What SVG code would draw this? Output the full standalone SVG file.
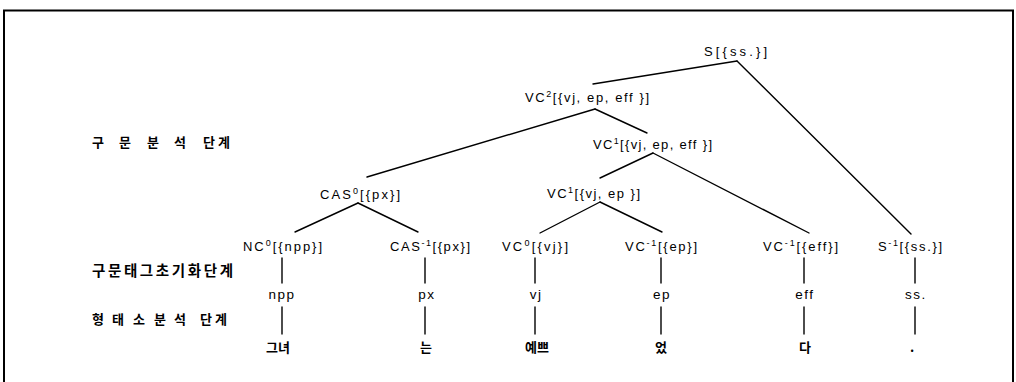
<svg xmlns="http://www.w3.org/2000/svg" width="1016" height="382" viewBox="0 0 1016 382">
<style>
.t{font-family:"Liberation Sans",Arial,sans-serif;font-size:13px;fill:#000}
.m{font-family:"Liberation Sans",Arial,sans-serif;font-size:13.5px;fill:#000;text-anchor:middle;letter-spacing:1.5px}
.s{font-size:9px}
.k{font-family:"Noto Sans CJK KR","Noto Sans",sans-serif;font-size:13px;font-weight:bold;fill:#000}
.w{font-family:"Noto Sans CJK KR","Noto Sans",sans-serif;font-size:13px;font-weight:bold;fill:#000;text-anchor:middle}
.c{stroke:#000;stroke-width:1.4;fill:none;stroke-linecap:round}
</style>
<rect x="0" y="0" width="1016" height="382" fill="#fff"/>
<path d="M4,400 V10.5 H1013 V400" fill="none" stroke="#000" stroke-width="2"/>

<g id="stages">
<text class="k" y="147"><tspan x="92">구</tspan><tspan x="119">문</tspan><tspan x="147">분</tspan><tspan x="174">석</tspan><tspan x="203">단</tspan><tspan x="218">계</tspan></text>
<text class="k" x="92" y="276" style="font-size:14.5px" textLength="141" lengthAdjust="spacing">구문태그초기화단계</text>
<text class="k" y="324"><tspan x="92">형</tspan><tspan x="112">태</tspan><tspan x="133">소</tspan><tspan x="154">분</tspan><tspan x="174">석</tspan><tspan x="200">단</tspan><tspan x="215">계</tspan></text>
</g>

<g id="connectors" class="c">
<line x1="737" y1="61" x2="593" y2="84"/>
<line x1="737" y1="61" x2="911" y2="234"/>
<line x1="595" y1="109" x2="367" y2="177"/>
<line x1="595" y1="109" x2="647" y2="133"/>
<line x1="653" y1="153" x2="600" y2="178"/>
<line x1="653" y1="153" x2="809" y2="233"/>
<line x1="358" y1="203" x2="295" y2="232"/>
<line x1="358" y1="203" x2="418" y2="232"/>
<line x1="600" y1="202" x2="540" y2="233"/>
<line x1="600" y1="202" x2="662" y2="232"/>
<line x1="282" y1="258" x2="282" y2="283"/>
<line x1="282" y1="307" x2="282" y2="334"/>
<line x1="425" y1="258" x2="425" y2="283"/>
<line x1="425" y1="307" x2="425" y2="334"/>
<line x1="535" y1="258" x2="535" y2="283"/>
<line x1="535" y1="307" x2="535" y2="334"/>
<line x1="661" y1="258" x2="661" y2="283"/>
<line x1="661" y1="307" x2="661" y2="334"/>
<line x1="804" y1="258" x2="804" y2="283"/>
<line x1="804" y1="307" x2="804" y2="334"/>
<line x1="915" y1="258" x2="915" y2="283"/>
<line x1="915" y1="307" x2="915" y2="334"/>
</g>

<g id="n-S"><text class="t" x="704" y="56" textLength="63" lengthAdjust="spacing">S[{ss.}]</text></g>
<g id="n-VC2"><text class="t" x="525" y="102" textLength="124" lengthAdjust="spacing">VC<tspan class="s" dy="-5">2</tspan><tspan dy="5">[{vj, ep, eff }]</tspan></text></g>
<g id="n-VC1a"><text class="t" x="593" y="149" textLength="119" lengthAdjust="spacing">VC<tspan class="s" dy="-5">1</tspan><tspan dy="5">[{vj, ep, eff }]</tspan></text></g>
<g id="n-VC1b"><text class="t" x="547" y="198" textLength="93" lengthAdjust="spacing">VC<tspan class="s" dy="-5">1</tspan><tspan dy="5">[{vj, ep }]</tspan></text></g>
<g id="n-CAS0"><text class="t" x="320" y="199" textLength="80" lengthAdjust="spacing">CAS<tspan class="s" dy="-5">0</tspan><tspan dy="5">[{px}]</tspan></text></g>
<g id="n-NC0"><text class="t" x="243" y="251" textLength="79" lengthAdjust="spacing">NC<tspan class="s" dy="-5">0</tspan><tspan dy="5">[{npp}]</tspan></text></g>
<g id="n-CASm1"><text class="t" x="390" y="251" textLength="80" lengthAdjust="spacing">CAS<tspan class="s" dy="-5">-1</tspan><tspan dy="5">[{px}]</tspan></text></g>
<g id="n-VC0"><text class="t" x="502" y="251" textLength="66" lengthAdjust="spacing">VC<tspan class="s" dy="-5">0</tspan><tspan dy="5">[{vj}]</tspan></text></g>
<g id="n-VCm1ep"><text class="t" x="625" y="251" textLength="72" lengthAdjust="spacing">VC<tspan class="s" dy="-5">-1</tspan><tspan dy="5">[{ep}]</tspan></text></g>
<g id="n-VCm1eff"><text class="t" x="763" y="251" textLength="75" lengthAdjust="spacing">VC<tspan class="s" dy="-5">-1</tspan><tspan dy="5">[{eff}]</tspan></text></g>
<g id="n-Sm1"><text class="t" x="878" y="251" textLength="64" lengthAdjust="spacing">S<tspan class="s" dy="-5">-1</tspan><tspan dy="5">[{ss.}]</tspan></text></g>

<g id="n-npp"><text class="m" x="282" y="299">npp</text></g>
<g id="n-px"><text class="m" x="427" y="299">px</text></g>
<g id="n-vj"><text class="m" x="536" y="299">vj</text></g>
<g id="n-ep"><text class="m" x="662" y="299">ep</text></g>
<g id="n-eff"><text class="m" x="805" y="299">eff</text></g>
<g id="n-ss"><text class="m" x="916" y="299">ss.</text></g>

<g id="w-1"><text class="w" x="278" y="352">그녀</text></g>
<g id="w-2"><text class="w" x="426" y="352">는</text></g>
<g id="w-3"><text class="w" x="537" y="352">예쁘</text></g>
<g id="w-4"><text class="w" x="661" y="352">었</text></g>
<g id="w-5"><text class="w" x="805" y="352">다</text></g>
<g id="w-6"><text class="w" x="912" y="352">.</text></g>
</svg>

### What this task involves
Copy the listing over exactly, skipping the pictures it holds.

### Exercise solution
What SVG code would draw this? Output the full standalone SVG file.
<svg xmlns="http://www.w3.org/2000/svg" width="1016" height="382" viewBox="0 0 1016 382">
<style>
.t{font-family:"Liberation Sans",Arial,sans-serif;font-size:13px;fill:#000}
.m{font-family:"Liberation Sans",Arial,sans-serif;font-size:13.5px;fill:#000;text-anchor:middle;letter-spacing:1.5px}
.s{font-size:9px}
.k{font-family:"Noto Sans CJK KR","Noto Sans",sans-serif;font-size:13px;font-weight:bold;fill:#000}
.w{font-family:"Noto Sans CJK KR","Noto Sans",sans-serif;font-size:13px;font-weight:bold;fill:#000;text-anchor:middle}
.c{stroke:#000;stroke-width:1.4;fill:none;stroke-linecap:round}
</style>
<rect x="0" y="0" width="1016" height="382" fill="#fff"/>
<path d="M4,400 V10.5 H1013 V400" fill="none" stroke="#000" stroke-width="2"/>

<g id="stages">
<text class="k" y="147"><tspan x="92">구</tspan><tspan x="119">문</tspan><tspan x="147">분</tspan><tspan x="174">석</tspan><tspan x="203">단</tspan><tspan x="218">계</tspan></text>
<text class="k" x="92" y="276" style="font-size:14.5px" textLength="141" lengthAdjust="spacing">구문태그초기화단계</text>
<text class="k" y="324"><tspan x="92">형</tspan><tspan x="112">태</tspan><tspan x="133">소</tspan><tspan x="154">분</tspan><tspan x="174">석</tspan><tspan x="200">단</tspan><tspan x="215">계</tspan></text>
</g>

<g id="connectors" class="c">
<line x1="737" y1="61" x2="593" y2="84"/>
<line x1="737" y1="61" x2="911" y2="234"/>
<line x1="595" y1="109" x2="367" y2="177"/>
<line x1="595" y1="109" x2="647" y2="133"/>
<line x1="653" y1="153" x2="600" y2="178"/>
<line x1="653" y1="153" x2="809" y2="233"/>
<line x1="358" y1="203" x2="295" y2="232"/>
<line x1="358" y1="203" x2="418" y2="232"/>
<line x1="600" y1="202" x2="540" y2="233"/>
<line x1="600" y1="202" x2="662" y2="232"/>
<line x1="282" y1="258" x2="282" y2="283"/>
<line x1="282" y1="307" x2="282" y2="334"/>
<line x1="425" y1="258" x2="425" y2="283"/>
<line x1="425" y1="307" x2="425" y2="334"/>
<line x1="535" y1="258" x2="535" y2="283"/>
<line x1="535" y1="307" x2="535" y2="334"/>
<line x1="661" y1="258" x2="661" y2="283"/>
<line x1="661" y1="307" x2="661" y2="334"/>
<line x1="804" y1="258" x2="804" y2="283"/>
<line x1="804" y1="307" x2="804" y2="334"/>
<line x1="915" y1="258" x2="915" y2="283"/>
<line x1="915" y1="307" x2="915" y2="334"/>
</g>

<g id="n-S"><text class="t" x="704" y="56" textLength="63" lengthAdjust="spacing">S[{ss.}]</text></g>
<g id="n-VC2"><text class="t" x="525" y="102" textLength="124" lengthAdjust="spacing">VC<tspan class="s" dy="-5">2</tspan><tspan dy="5">[{vj, ep, eff }]</tspan></text></g>
<g id="n-VC1a"><text class="t" x="593" y="149" textLength="119" lengthAdjust="spacing">VC<tspan class="s" dy="-5">1</tspan><tspan dy="5">[{vj, ep, eff }]</tspan></text></g>
<g id="n-VC1b"><text class="t" x="547" y="198" textLength="93" lengthAdjust="spacing">VC<tspan class="s" dy="-5">1</tspan><tspan dy="5">[{vj, ep }]</tspan></text></g>
<g id="n-CAS0"><text class="t" x="320" y="199" textLength="80" lengthAdjust="spacing">CAS<tspan class="s" dy="-5">0</tspan><tspan dy="5">[{px}]</tspan></text></g>
<g id="n-NC0"><text class="t" x="243" y="251" textLength="79" lengthAdjust="spacing">NC<tspan class="s" dy="-5">0</tspan><tspan dy="5">[{npp}]</tspan></text></g>
<g id="n-CASm1"><text class="t" x="390" y="251" textLength="80" lengthAdjust="spacing">CAS<tspan class="s" dy="-5">-1</tspan><tspan dy="5">[{px}]</tspan></text></g>
<g id="n-VC0"><text class="t" x="502" y="251" textLength="66" lengthAdjust="spacing">VC<tspan class="s" dy="-5">0</tspan><tspan dy="5">[{vj}]</tspan></text></g>
<g id="n-VCm1ep"><text class="t" x="625" y="251" textLength="72" lengthAdjust="spacing">VC<tspan class="s" dy="-5">-1</tspan><tspan dy="5">[{ep}]</tspan></text></g>
<g id="n-VCm1eff"><text class="t" x="763" y="251" textLength="75" lengthAdjust="spacing">VC<tspan class="s" dy="-5">-1</tspan><tspan dy="5">[{eff}]</tspan></text></g>
<g id="n-Sm1"><text class="t" x="878" y="251" textLength="64" lengthAdjust="spacing">S<tspan class="s" dy="-5">-1</tspan><tspan dy="5">[{ss.}]</tspan></text></g>

<g id="n-npp"><text class="m" x="282" y="299">npp</text></g>
<g id="n-px"><text class="m" x="427" y="299">px</text></g>
<g id="n-vj"><text class="m" x="536" y="299">vj</text></g>
<g id="n-ep"><text class="m" x="662" y="299">ep</text></g>
<g id="n-eff"><text class="m" x="805" y="299">eff</text></g>
<g id="n-ss"><text class="m" x="916" y="299">ss.</text></g>

<g id="w-1"><text class="w" x="278" y="352">그녀</text></g>
<g id="w-2"><text class="w" x="426" y="352">는</text></g>
<g id="w-3"><text class="w" x="537" y="352">예쁘</text></g>
<g id="w-4"><text class="w" x="661" y="352">었</text></g>
<g id="w-5"><text class="w" x="805" y="352">다</text></g>
<g id="w-6"><text class="w" x="912" y="352">.</text></g>
</svg>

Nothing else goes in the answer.